Our group up at Azekah, the fortress that overlooks the Elah Valley.  Some of the guys reenacted the David and Goliath fight.  The guy on the right playing David is named Davis Esplin.  The guys playing Goliath on the left are Stephen Clawson on the bottom and Cameron Scott.





 Davis holding Cameron's head pretending to have slayed Goliath.  Haha!

 Me in front of the Elah Valley.

 Underneath all of the brush, you can see the remains of the wall of the fortress of Azekah.  Too bad they don't keep this place nice like they do at a lot of the other ruins we visit.

 The entrance to one of the bell caves we visited.

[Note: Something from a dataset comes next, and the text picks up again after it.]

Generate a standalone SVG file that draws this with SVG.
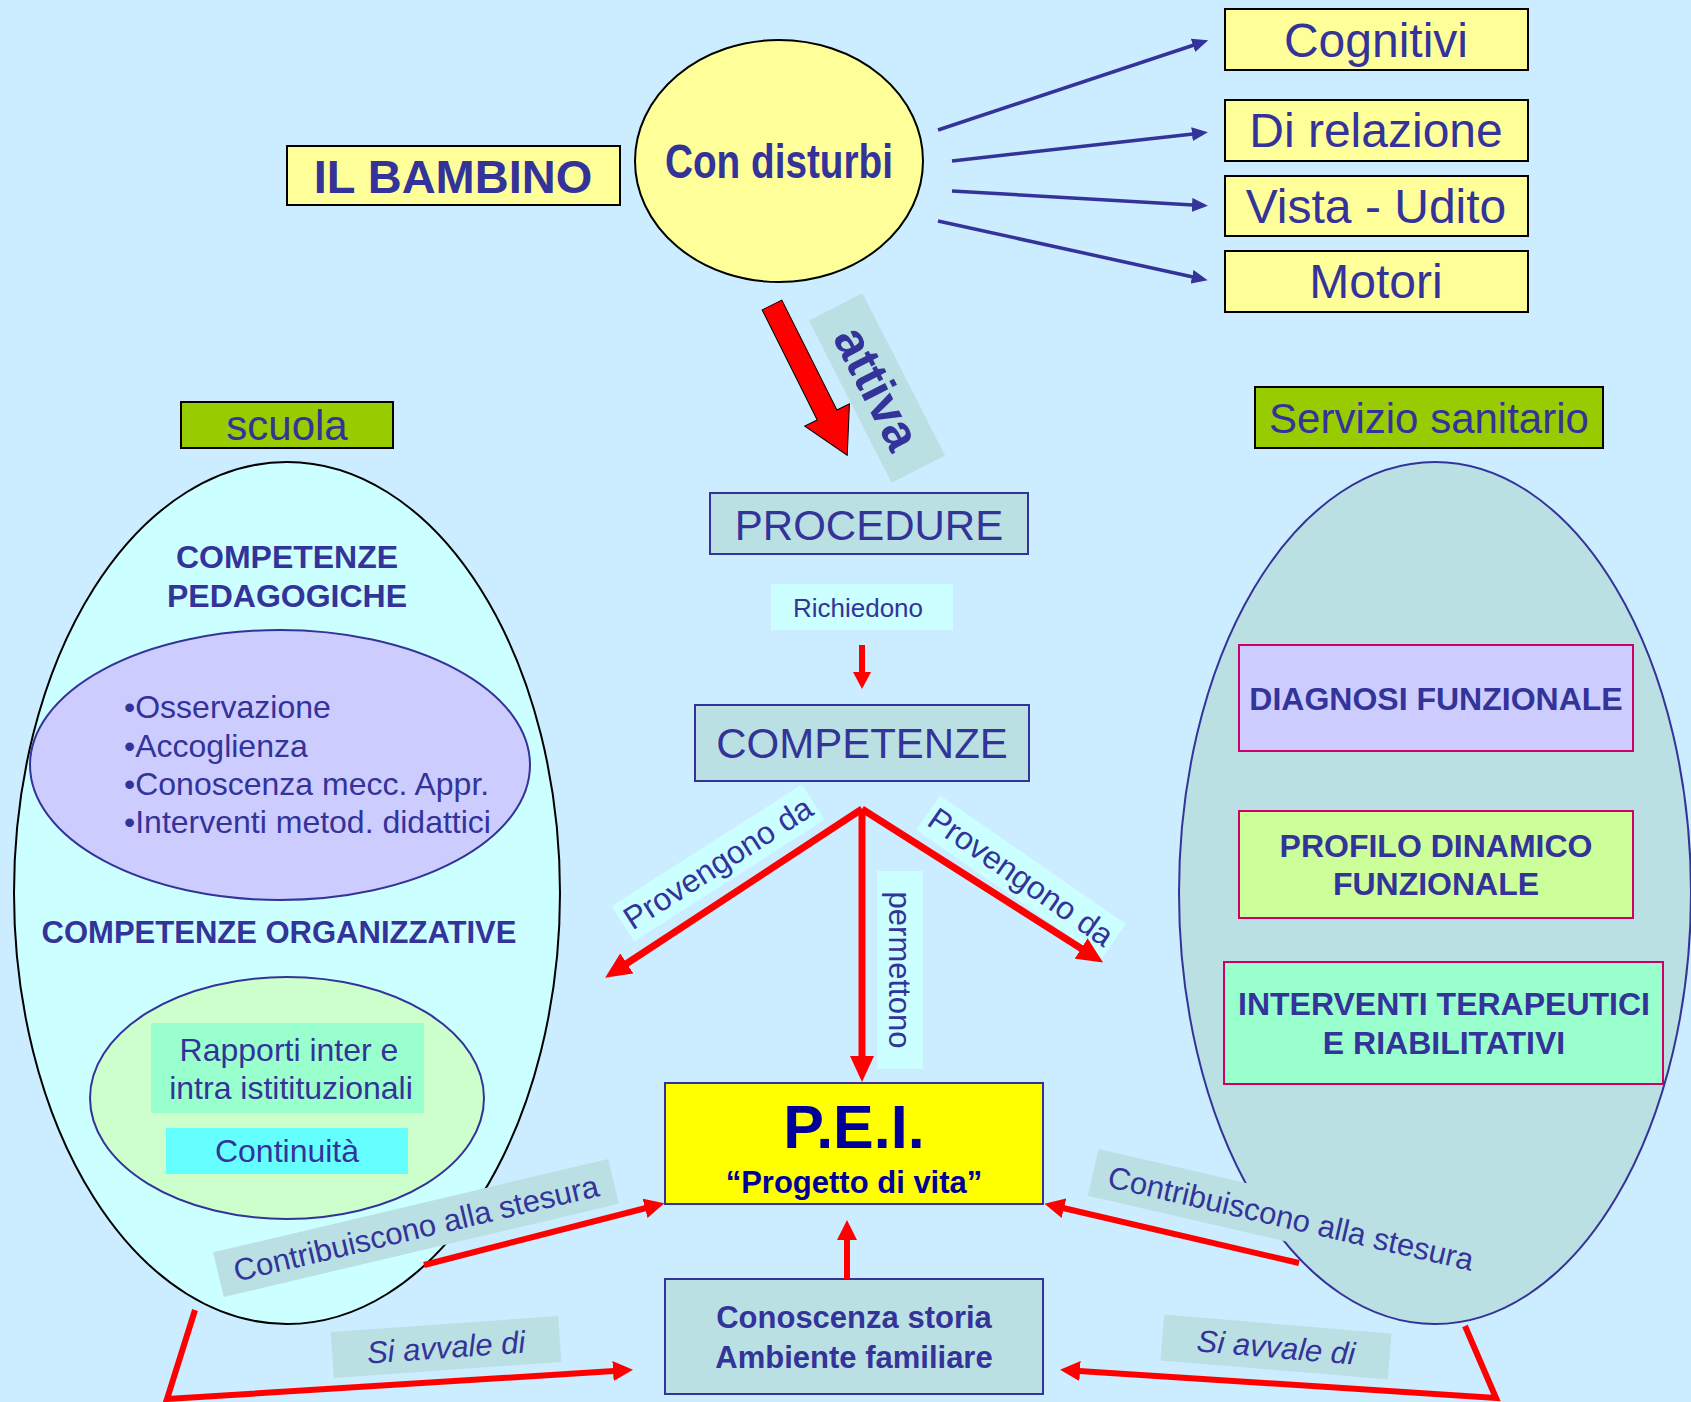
<svg xmlns="http://www.w3.org/2000/svg" width="1691" height="1402" viewBox="0 0 1691 1402">
<defs>
<style>
text{font-family:"Liberation Sans",Arial,sans-serif;fill:#333399}
.b{font-weight:bold}
.it{font-style:italic}
.ybox{fill:#FFFF99;stroke:#000;stroke-width:2}
.gbox{fill:#99CC00;stroke:#000;stroke-width:2}
.tbox{fill:#BBE0E3;stroke:#333399;stroke-width:2}
.pbox{stroke:#CC0066;stroke-width:2}
.lab{fill:#BBE0E3}
.labc{fill:#CCFFFF}
.red{fill:none;stroke:#FF0000;stroke-width:7}
.redm{fill:none;stroke:#FF0000;stroke-width:6}
.blue{fill:none;stroke:#333399;stroke-width:3.5}
</style>
<marker id="ar" markerUnits="userSpaceOnUse" markerWidth="27" markerHeight="24" refX="1" refY="12" orient="auto"><path d="M0,0 L26,12 L0,24 z" fill="#FF0000"/></marker>
<marker id="am" markerUnits="userSpaceOnUse" markerWidth="21" markerHeight="20" refX="1" refY="10" orient="auto"><path d="M0,0 L20,10 L0,20 z" fill="#FF0000"/></marker>
<marker id="as" markerUnits="userSpaceOnUse" markerWidth="18" markerHeight="18" refX="1" refY="9" orient="auto"><path d="M0,0 L17,9 L0,18 z" fill="#FF0000"/></marker>
<marker id="ab" markerUnits="userSpaceOnUse" markerWidth="17" markerHeight="14" refX="1" refY="7" orient="auto"><path d="M0,0 L16,7 L0,14 z" fill="#333399"/></marker>
</defs>
<rect width="1691" height="1402" fill="#CCECFF"/>

<g id="il-bambino"><rect class="ybox" x="287" y="146" width="333" height="59"/><text class="b" x="453" y="193" font-size="47" text-anchor="middle">IL BAMBINO</text></g>
<g id="con-disturbi"><ellipse cx="779" cy="161" rx="144" ry="121" fill="#FFFF99" stroke="#000" stroke-width="2"/><text class="b" x="779" y="178" font-size="48" text-anchor="middle" textLength="228" lengthAdjust="spacingAndGlyphs">Con disturbi</text></g>
<g id="cognitivi"><rect class="ybox" x="1225" y="9" width="303" height="61"/><text x="1376" y="57" font-size="48" text-anchor="middle">Cognitivi</text></g>
<g id="di-relazione"><rect class="ybox" x="1225" y="100" width="303" height="61"/><text x="1376" y="147" font-size="48" text-anchor="middle">Di relazione</text></g>
<g id="vista-udito"><rect class="ybox" x="1225" y="176" width="303" height="60"/><text x="1376" y="223" font-size="48" text-anchor="middle">Vista - Udito</text></g>
<g id="motori"><rect class="ybox" x="1225" y="251" width="303" height="61"/><text x="1376" y="298" font-size="48" text-anchor="middle">Motori</text></g>

<g id="scuola"><rect class="gbox" x="181" y="402" width="212" height="46"/><text x="287" y="440" font-size="42" text-anchor="middle">scuola</text></g>
<g id="servizio-sanitario"><rect class="gbox" x="1255" y="387" width="348" height="61"/><text x="1429" y="433" font-size="42" text-anchor="middle">Servizio sanitario</text></g>

<g id="scuola-ellipse">
<ellipse cx="287" cy="893" rx="273" ry="431" fill="#CCFFFF" stroke="#000" stroke-width="2"/>
<text class="b" x="287" y="568" font-size="32" text-anchor="middle">COMPETENZE</text>
<text class="b" x="287" y="607" font-size="32" text-anchor="middle">PEDAGOGICHE</text>
</g>
<g id="pedagogiche">
<ellipse cx="280" cy="765" rx="250" ry="135" fill="#CCCCFF" stroke="#333399" stroke-width="2"/>
<text x="124" y="718" font-size="32">•Osservazione</text>
<text x="124" y="757" font-size="32">•Accoglienza</text>
<text x="124" y="795" font-size="32">•Conoscenza mecc. Appr.</text>
<text x="124" y="833" font-size="32">•Interventi metod. didattici</text>
</g>
<g id="organizzative-title"><text class="b" x="279" y="943" font-size="31" text-anchor="middle">COMPETENZE ORGANIZZATIVE</text></g>
<g id="organizzative">
<ellipse cx="287" cy="1098" rx="197" ry="121" fill="#CCFFCC" stroke="#333399" stroke-width="2"/>
<rect x="151" y="1023" width="273" height="90" fill="#99FFCC"/>
<text x="289" y="1061" font-size="32" text-anchor="middle">Rapporti inter e</text>
<text x="291" y="1099" font-size="32" text-anchor="middle">intra istitituzionali</text>
</g>
<g id="continuita"><rect x="166" y="1128" width="242" height="46" fill="#66FFFF"/><text x="287" y="1162" font-size="32" text-anchor="middle">Continuità</text></g>

<g id="sanitario-ellipse"><ellipse cx="1435" cy="893" rx="256" ry="431" fill="#BBE0E3" stroke="#333399" stroke-width="2"/></g>
<g id="diagnosi"><rect class="pbox" x="1239" y="645" width="394" height="106" fill="#CCCCFF"/><text class="b" x="1436" y="710" font-size="32" text-anchor="middle">DIAGNOSI FUNZIONALE</text></g>
<g id="profilo"><rect class="pbox" x="1239" y="811" width="394" height="107" fill="#CCFF99"/><text class="b" x="1436" y="857" font-size="32" text-anchor="middle">PROFILO DINAMICO</text><text class="b" x="1436" y="895" font-size="32" text-anchor="middle">FUNZIONALE</text></g>
<g id="interventi"><rect class="pbox" x="1224" y="962" width="439" height="122" fill="#99FFCC"/><text class="b" x="1444" y="1015" font-size="32" text-anchor="middle">INTERVENTI TERAPEUTICI</text><text class="b" x="1444" y="1054" font-size="32" text-anchor="middle">E RIABILITATIVI</text></g>

<g id="procedure"><rect class="tbox" x="710" y="493" width="318" height="61"/><text x="869" y="540" font-size="42" text-anchor="middle">PROCEDURE</text></g>
<g id="competenze"><rect class="tbox" x="695" y="705" width="334" height="76"/><text x="862" y="758" font-size="42" text-anchor="middle">COMPETENZE</text></g>
<g id="pei"><rect x="665" y="1083" width="378" height="121" fill="#FFFF00" stroke="#333399" stroke-width="2"/><text class="b" x="854" y="1148" font-size="61" text-anchor="middle" style="fill:#000099">P.E.I.</text><text class="b" x="854" y="1193" font-size="31" text-anchor="middle" style="fill:#000099">“Progetto di vita”</text></g>
<g id="conoscenza"><rect class="tbox" x="665" y="1279" width="378" height="115"/><text class="b" x="854" y="1328" font-size="31" text-anchor="middle">Conoscenza storia</text><text class="b" x="854" y="1368" font-size="31" text-anchor="middle">Ambiente familiare</text></g>

<g id="labels">
<g transform="translate(877,388) rotate(63)"><rect class="lab" x="-91" y="-30" width="182" height="60"/><text class="b" x="0" y="17" font-size="50" text-anchor="middle">attiva</text></g>
<g><rect class="labc" x="771" y="584" width="182" height="46"/><text x="858" y="617" font-size="26" text-anchor="middle">Richiedono</text></g>
<g transform="translate(718,863) rotate(-32.6)"><rect class="labc" x="-113" y="-21" width="226" height="42"/><text x="0" y="11" font-size="32" text-anchor="middle">Provengono da</text></g>
<g transform="translate(1021,877) rotate(34.7)"><rect class="labc" x="-113" y="-21" width="226" height="42"/><text x="0" y="11" font-size="32" text-anchor="middle">Provengono da</text></g>
<g transform="translate(900,970) rotate(90)"><rect class="labc" x="-99" y="-23" width="198" height="46"/><text x="0" y="11" font-size="31" text-anchor="middle">permettono</text></g>
<g transform="translate(416,1228) rotate(-13.3)"><rect class="lab" x="-203" y="-23" width="406" height="46"/><text x="0" y="11" font-size="31" text-anchor="middle">Contribuiscono alla stesura</text></g>
<g transform="translate(1291,1218) rotate(13)"><rect class="lab" x="-203" y="-24" width="406" height="48"/><text x="0" y="11" font-size="31" text-anchor="middle">Contribuiscono alla stesura</text></g>
<g transform="translate(446,1347) rotate(-4)"><rect class="lab" x="-114" y="-23" width="228" height="46"/><text class="it" x="0" y="11" font-size="31" text-anchor="middle">Si avvale di</text></g>
<g transform="translate(1276,1347) rotate(4.8)"><rect class="lab" x="-114" y="-23" width="228" height="46"/><text class="it" x="0" y="11" font-size="31" text-anchor="middle">Si avvale di</text></g>
</g>

<g id="connectors">
<line class="blue" x1="938" y1="130" x2="1194" y2="45" marker-end="url(#ab)"/>
<line class="blue" x1="952" y1="161" x2="1193" y2="134" marker-end="url(#ab)"/>
<line class="blue" x1="952" y1="191" x2="1193" y2="205" marker-end="url(#ab)"/>
<line class="blue" x1="938" y1="221" x2="1193" y2="277" marker-end="url(#ab)"/>
<g transform="translate(772,305) rotate(-26.6)"><polygon points="-11,0 11,0 11,123 25,123 0,168 -25,123 -11,123" fill="#FF0000" stroke="#000" stroke-width="1"/></g>
<line class="redm" x1="862" y1="645" x2="862" y2="673" stroke-width="5" marker-end="url(#as)"/>
<line class="red" x1="862" y1="809" x2="626" y2="964" marker-end="url(#ar)"/>
<line class="red" x1="862" y1="809" x2="1082" y2="949" marker-end="url(#ar)"/>
<line class="red" x1="862" y1="809" x2="862" y2="1057" marker-end="url(#ar)"/>
<line class="redm" x1="424" y1="1265" x2="646" y2="1208" marker-end="url(#am)"/>
<line class="redm" x1="1299" y1="1263" x2="1063" y2="1208" marker-end="url(#am)"/>
<line class="redm" x1="847" y1="1279" x2="847" y2="1239" marker-end="url(#am)"/>
<polyline class="redm" points="195,1310 167,1399 614,1371" marker-end="url(#am)"/>
<polyline class="redm" points="1465,1326 1496,1398 1079,1371" marker-end="url(#am)"/>
</g>
</svg>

 The hole on top of the bell caves where people would come in to mine limestone.

 A diagram of how mining limestone out of the bell caves works.

 Another view of the hole to show how the bell caves look on the inside.

 The light coming down from the hole in the caves makes for a pretty sweet spotlight.  We all took pictures like this because we look like heavenly beings in this light.  Haha!

 The dovecote we visited in the Guvrim Valley.  There was space for 2000 doves in here!

 Another view of the dovecote from the entrance.  The whole thing is underground, which is pretty astounding!

 A view of the Shephelah countryside.  It's not super pretty or anything, but it's better than the Juddean Wilderness by Jericho.

 Inside an underground olive press in the Guvrim Valley.  This pole was used to press olives until the oil came out.  You can see the trough where the oil would come out and be collected.

 A large mashing pit for fresh olives before they were put into the press.

 Another view of the olive presses in this place.  There were these two and then another one on the left side, so three in all.
 Underground tombs we saw in the Guvrim Valley.  They don't have any special religious significance.  This is the way rich people would have themselves buried.


A picture of my roommates and me after church today in the Jerusalem Center gardens.  Left to right: Kjersten Ness, Rachel Singer, Melanie Bunker, and me.